GE, an industrial conglomerate pioneer, to break up

GE, an industrial conglomerate pioneer, to break up
# 09 November 2021 19:55 (UTC +04:00)

General Electric (GE.N) said on Tuesday it would split into three public companies as the storied U.S. industrial conglomerate seeks to simplify its business, pare down debt and breathe life into a battered share price, APA reports citing Reuters.

The split marks the end of the 129-year-old conglomerate that was once the most valuable U.S. corporation and a global symbol of American business power. GE shares jumped 7% in early trading, reaching a nearly 3-1/2 year high.

GE has faced investor skepticism about its ability to turn a corner since the 2008 financial crisis, while struggling with rising debt. The company was also removed from the Dow Jones Industrial Average in 2018 following years of sliding valuation.

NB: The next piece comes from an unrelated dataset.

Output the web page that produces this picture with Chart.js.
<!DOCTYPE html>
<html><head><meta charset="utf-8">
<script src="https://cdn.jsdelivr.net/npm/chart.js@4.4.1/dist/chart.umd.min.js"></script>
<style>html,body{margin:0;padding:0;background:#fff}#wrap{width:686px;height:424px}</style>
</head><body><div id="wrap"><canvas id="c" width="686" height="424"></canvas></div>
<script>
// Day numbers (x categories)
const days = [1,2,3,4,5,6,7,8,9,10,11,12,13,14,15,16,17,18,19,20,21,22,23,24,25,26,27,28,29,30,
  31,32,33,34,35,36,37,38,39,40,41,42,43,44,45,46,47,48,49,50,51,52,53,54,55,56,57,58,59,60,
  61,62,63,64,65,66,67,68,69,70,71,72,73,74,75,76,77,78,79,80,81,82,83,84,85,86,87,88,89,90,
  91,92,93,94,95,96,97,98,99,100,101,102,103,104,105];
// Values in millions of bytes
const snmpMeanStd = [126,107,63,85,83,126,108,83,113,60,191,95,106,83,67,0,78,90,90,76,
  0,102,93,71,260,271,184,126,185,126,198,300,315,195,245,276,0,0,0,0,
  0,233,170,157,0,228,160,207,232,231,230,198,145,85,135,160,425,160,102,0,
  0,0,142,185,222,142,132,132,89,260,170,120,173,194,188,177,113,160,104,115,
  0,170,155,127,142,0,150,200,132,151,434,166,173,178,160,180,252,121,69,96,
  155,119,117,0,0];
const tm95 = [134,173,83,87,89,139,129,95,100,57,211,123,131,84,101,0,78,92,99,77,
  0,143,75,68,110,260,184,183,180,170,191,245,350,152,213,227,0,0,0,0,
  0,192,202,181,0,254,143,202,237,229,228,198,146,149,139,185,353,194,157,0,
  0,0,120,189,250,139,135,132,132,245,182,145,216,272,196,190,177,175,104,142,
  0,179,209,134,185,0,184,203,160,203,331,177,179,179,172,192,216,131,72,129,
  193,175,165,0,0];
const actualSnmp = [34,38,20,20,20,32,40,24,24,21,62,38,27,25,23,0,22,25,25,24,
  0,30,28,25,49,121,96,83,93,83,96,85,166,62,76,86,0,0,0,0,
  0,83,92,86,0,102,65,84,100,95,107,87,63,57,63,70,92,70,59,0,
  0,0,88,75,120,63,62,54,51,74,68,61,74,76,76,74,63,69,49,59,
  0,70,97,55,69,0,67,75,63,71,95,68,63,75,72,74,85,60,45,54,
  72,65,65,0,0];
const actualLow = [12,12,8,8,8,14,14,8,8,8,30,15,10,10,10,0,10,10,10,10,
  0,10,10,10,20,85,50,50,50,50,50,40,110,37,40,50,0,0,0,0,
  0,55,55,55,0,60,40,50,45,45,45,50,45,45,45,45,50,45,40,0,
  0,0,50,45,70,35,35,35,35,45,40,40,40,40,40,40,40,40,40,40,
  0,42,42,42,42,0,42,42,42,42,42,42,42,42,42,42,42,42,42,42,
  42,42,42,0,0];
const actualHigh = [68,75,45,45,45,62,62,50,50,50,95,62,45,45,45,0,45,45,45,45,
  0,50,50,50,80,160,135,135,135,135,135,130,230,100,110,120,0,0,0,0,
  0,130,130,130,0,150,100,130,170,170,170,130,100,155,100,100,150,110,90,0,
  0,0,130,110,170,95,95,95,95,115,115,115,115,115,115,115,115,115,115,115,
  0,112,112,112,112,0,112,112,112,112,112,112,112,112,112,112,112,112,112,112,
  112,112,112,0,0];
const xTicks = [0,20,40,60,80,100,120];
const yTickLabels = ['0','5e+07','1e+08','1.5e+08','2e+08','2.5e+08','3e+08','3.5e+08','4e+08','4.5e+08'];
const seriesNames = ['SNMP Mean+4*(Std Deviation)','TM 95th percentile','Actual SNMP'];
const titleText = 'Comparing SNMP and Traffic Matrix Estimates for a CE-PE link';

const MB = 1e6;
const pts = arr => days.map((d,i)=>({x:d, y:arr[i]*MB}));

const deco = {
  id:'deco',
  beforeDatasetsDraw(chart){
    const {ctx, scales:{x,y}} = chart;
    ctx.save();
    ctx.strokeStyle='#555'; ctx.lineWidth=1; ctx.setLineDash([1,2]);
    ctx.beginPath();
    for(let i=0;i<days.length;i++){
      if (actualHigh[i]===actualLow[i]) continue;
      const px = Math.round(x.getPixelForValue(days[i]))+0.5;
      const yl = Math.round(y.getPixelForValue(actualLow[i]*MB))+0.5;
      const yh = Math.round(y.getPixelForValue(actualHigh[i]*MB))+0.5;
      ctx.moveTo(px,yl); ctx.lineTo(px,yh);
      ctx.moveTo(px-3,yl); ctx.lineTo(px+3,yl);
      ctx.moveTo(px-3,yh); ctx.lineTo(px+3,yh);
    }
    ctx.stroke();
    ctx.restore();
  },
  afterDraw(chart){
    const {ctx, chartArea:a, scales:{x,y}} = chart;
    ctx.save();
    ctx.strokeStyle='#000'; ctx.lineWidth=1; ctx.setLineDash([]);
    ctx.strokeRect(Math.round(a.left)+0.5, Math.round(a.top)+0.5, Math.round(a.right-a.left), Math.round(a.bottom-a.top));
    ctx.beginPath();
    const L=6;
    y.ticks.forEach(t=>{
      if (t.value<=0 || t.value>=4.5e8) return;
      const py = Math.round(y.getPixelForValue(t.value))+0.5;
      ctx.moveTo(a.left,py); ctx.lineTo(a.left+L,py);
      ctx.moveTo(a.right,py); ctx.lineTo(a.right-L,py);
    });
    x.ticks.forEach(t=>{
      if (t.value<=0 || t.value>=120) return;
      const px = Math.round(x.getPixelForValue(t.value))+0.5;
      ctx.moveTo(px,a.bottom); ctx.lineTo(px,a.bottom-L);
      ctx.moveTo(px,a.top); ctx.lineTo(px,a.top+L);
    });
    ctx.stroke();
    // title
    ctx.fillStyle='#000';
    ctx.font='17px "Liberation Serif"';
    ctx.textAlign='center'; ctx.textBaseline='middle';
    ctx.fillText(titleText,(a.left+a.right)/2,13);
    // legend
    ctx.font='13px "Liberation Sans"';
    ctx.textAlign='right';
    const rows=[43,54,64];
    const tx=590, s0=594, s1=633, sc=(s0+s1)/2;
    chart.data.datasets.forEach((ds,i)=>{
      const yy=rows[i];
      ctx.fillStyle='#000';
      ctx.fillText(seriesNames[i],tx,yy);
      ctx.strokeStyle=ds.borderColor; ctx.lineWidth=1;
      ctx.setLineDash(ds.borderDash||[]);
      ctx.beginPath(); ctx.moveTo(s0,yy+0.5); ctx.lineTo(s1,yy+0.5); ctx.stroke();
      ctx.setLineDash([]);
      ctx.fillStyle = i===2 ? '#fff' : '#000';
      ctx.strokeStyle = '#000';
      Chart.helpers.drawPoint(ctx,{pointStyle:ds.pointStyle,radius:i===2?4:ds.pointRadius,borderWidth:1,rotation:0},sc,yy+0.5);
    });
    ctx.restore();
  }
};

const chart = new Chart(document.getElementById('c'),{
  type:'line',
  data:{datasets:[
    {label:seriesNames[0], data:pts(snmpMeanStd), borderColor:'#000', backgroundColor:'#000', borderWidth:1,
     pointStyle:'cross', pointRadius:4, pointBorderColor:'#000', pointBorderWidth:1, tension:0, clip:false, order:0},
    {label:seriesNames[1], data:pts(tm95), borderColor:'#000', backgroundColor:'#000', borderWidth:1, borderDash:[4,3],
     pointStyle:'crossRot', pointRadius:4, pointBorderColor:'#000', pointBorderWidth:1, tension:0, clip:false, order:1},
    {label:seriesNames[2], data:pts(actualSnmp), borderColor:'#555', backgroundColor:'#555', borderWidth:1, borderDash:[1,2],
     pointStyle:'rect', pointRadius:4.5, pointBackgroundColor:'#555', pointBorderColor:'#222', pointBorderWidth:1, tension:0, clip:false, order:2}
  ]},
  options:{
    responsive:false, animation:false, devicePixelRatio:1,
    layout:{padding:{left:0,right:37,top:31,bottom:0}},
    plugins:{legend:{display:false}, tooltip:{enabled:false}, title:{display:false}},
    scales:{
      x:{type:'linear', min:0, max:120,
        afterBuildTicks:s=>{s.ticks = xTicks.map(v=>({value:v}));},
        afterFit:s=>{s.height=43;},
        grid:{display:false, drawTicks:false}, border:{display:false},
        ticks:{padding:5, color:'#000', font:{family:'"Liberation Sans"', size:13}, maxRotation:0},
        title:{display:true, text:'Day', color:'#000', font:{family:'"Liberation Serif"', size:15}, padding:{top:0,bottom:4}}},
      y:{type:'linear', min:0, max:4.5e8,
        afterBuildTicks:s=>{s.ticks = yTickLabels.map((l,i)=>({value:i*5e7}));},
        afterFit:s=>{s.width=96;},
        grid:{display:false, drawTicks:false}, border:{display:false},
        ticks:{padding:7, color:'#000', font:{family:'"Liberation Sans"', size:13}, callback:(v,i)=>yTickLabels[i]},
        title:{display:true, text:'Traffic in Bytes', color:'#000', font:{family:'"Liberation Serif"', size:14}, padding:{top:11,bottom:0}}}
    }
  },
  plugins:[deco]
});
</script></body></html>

GE's revenue for 2020 was $79.62 billion, a far cry from the over $180 billion in revenue it booked in 2008.

In 2015, activist investor Nelson Peltz took a stake in GE and demanded changes at the company, including moving away from finance operations toward its industrial roots.

The company's stock, however, continued to underperform and was seen to have prompted former Chief Executive Jeff Immelt's departure.

Larry Culp, who became the company's first outsider CEO in 2018, was tasked with boosting cash flow and reducing debt.

The company has since spun-off or sold several of its businesses in an effort to streamline its bewildering structure.